Instructions to follow:
From the records below, transcribe only the lines running from the one with "Write the matplotlib code for this chart." through the one with "import matplotlib.pyplot as plt". Keep both of those end lines.

Given entries:
════════════════

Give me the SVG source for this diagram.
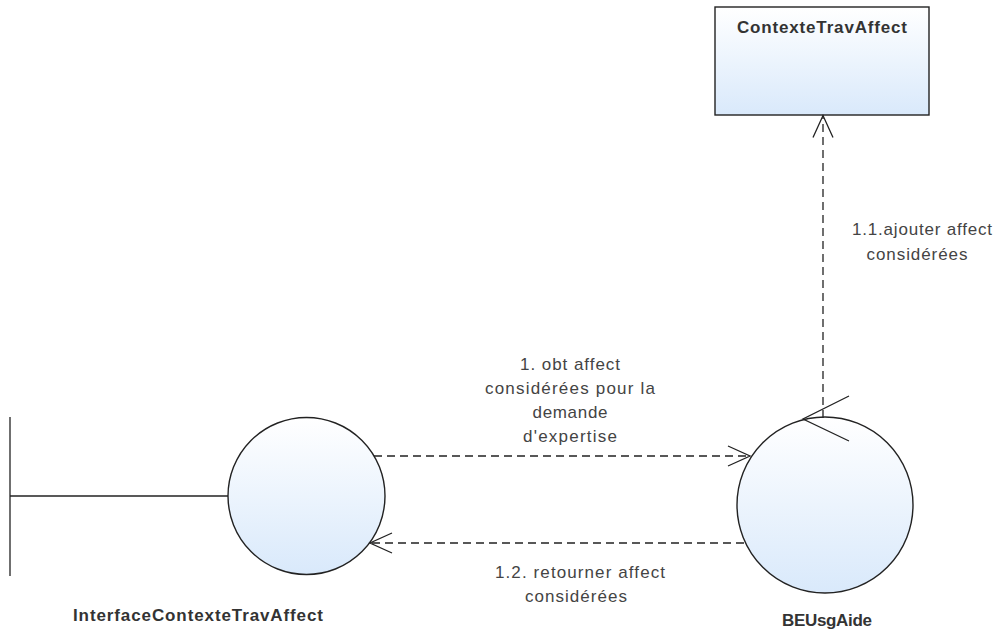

════════════════

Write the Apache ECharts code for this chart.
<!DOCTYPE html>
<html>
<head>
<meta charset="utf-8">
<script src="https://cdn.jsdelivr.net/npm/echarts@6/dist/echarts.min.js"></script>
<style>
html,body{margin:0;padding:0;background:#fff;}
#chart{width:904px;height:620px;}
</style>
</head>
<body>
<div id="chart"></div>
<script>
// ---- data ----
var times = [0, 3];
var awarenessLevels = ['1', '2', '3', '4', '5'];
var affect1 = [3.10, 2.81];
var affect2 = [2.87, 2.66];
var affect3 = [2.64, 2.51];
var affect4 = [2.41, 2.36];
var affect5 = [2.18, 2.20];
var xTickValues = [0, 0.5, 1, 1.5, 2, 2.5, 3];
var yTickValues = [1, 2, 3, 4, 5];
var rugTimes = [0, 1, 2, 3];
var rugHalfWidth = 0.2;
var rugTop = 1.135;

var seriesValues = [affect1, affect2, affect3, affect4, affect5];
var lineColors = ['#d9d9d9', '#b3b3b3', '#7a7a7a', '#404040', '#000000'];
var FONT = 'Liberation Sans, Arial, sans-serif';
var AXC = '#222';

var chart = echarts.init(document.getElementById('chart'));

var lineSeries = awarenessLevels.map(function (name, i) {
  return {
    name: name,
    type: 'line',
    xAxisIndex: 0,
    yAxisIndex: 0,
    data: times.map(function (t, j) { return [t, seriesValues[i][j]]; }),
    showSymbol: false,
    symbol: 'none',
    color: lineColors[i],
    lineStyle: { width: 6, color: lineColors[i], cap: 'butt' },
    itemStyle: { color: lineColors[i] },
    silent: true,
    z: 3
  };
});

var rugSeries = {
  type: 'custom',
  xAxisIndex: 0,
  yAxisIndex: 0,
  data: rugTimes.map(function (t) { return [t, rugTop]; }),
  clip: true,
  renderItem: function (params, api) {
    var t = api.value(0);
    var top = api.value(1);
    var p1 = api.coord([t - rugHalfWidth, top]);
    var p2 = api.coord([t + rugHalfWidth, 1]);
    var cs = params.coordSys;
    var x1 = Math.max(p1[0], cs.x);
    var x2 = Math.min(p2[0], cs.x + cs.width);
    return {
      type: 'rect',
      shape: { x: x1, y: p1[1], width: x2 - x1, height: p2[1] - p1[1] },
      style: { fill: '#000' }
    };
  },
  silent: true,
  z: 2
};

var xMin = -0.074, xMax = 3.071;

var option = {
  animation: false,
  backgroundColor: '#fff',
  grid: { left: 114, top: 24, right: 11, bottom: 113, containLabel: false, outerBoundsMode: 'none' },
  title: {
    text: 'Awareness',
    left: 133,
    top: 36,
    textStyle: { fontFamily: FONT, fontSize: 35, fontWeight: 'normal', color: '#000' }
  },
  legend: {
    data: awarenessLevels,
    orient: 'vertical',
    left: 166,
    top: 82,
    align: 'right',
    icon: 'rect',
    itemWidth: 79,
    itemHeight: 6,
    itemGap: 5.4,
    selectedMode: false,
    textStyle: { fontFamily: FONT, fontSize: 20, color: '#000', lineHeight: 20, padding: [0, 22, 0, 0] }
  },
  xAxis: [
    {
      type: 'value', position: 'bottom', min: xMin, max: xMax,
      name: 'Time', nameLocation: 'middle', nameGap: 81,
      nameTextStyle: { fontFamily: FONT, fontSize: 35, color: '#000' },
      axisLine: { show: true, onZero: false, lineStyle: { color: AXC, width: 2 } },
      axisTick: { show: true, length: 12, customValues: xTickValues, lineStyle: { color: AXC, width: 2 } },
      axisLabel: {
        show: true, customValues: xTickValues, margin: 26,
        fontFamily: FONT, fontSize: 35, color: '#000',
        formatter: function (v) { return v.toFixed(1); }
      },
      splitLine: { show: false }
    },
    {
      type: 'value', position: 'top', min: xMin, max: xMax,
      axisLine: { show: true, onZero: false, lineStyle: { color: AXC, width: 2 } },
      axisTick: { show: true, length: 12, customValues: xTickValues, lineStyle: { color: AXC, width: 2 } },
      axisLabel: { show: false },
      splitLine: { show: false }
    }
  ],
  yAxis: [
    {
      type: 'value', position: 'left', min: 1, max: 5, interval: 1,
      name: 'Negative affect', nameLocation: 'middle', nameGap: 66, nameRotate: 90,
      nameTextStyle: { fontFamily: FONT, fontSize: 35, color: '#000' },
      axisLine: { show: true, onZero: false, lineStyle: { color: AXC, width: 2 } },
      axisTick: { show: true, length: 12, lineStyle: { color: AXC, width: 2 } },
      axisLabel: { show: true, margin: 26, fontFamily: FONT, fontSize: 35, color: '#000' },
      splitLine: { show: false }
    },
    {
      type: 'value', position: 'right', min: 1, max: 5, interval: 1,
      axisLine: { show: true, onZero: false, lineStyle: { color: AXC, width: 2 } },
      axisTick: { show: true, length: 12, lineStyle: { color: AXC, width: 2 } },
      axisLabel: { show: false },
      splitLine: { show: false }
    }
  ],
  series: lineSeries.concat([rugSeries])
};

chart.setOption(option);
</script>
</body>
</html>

════════════════

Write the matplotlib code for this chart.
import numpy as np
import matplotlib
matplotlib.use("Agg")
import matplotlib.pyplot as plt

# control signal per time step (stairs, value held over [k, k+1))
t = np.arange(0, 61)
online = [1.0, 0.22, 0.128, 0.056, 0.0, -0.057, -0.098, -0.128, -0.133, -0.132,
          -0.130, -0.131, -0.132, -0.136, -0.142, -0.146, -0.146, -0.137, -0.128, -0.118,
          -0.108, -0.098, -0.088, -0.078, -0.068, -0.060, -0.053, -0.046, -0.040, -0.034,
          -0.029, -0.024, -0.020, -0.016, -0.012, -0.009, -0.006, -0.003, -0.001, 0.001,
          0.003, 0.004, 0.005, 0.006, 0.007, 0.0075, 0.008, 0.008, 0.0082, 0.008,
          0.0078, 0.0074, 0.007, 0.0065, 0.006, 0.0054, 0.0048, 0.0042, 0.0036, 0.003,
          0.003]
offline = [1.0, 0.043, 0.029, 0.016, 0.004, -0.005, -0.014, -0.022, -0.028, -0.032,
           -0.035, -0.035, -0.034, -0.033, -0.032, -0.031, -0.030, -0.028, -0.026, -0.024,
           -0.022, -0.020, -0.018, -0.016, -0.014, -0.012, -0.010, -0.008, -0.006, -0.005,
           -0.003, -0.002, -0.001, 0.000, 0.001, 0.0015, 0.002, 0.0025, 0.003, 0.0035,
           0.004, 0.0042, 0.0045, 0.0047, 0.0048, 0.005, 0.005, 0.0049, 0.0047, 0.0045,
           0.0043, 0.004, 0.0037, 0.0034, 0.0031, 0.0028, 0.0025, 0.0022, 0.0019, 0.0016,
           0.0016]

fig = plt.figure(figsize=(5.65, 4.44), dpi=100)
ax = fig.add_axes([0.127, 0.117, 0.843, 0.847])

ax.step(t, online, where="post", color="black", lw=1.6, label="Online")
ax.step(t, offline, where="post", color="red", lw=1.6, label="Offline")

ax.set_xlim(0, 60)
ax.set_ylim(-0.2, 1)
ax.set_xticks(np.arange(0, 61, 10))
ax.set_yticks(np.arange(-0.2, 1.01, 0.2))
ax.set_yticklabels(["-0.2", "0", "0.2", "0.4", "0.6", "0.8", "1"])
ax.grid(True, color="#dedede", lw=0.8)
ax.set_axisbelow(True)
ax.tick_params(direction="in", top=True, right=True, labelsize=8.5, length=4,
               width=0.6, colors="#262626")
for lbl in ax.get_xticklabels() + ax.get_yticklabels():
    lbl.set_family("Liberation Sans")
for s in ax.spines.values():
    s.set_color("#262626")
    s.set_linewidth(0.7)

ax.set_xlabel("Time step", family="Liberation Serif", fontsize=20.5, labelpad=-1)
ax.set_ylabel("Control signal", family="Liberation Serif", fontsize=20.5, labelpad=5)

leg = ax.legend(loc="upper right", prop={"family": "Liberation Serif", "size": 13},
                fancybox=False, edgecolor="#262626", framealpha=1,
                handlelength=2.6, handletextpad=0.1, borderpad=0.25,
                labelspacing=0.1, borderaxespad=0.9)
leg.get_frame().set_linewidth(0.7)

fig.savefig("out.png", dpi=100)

════════════════

Response to this exercise:
Write the matplotlib code for this chart.
import numpy as np
import matplotlib
matplotlib.use("Agg")
import matplotlib.pyplot as plt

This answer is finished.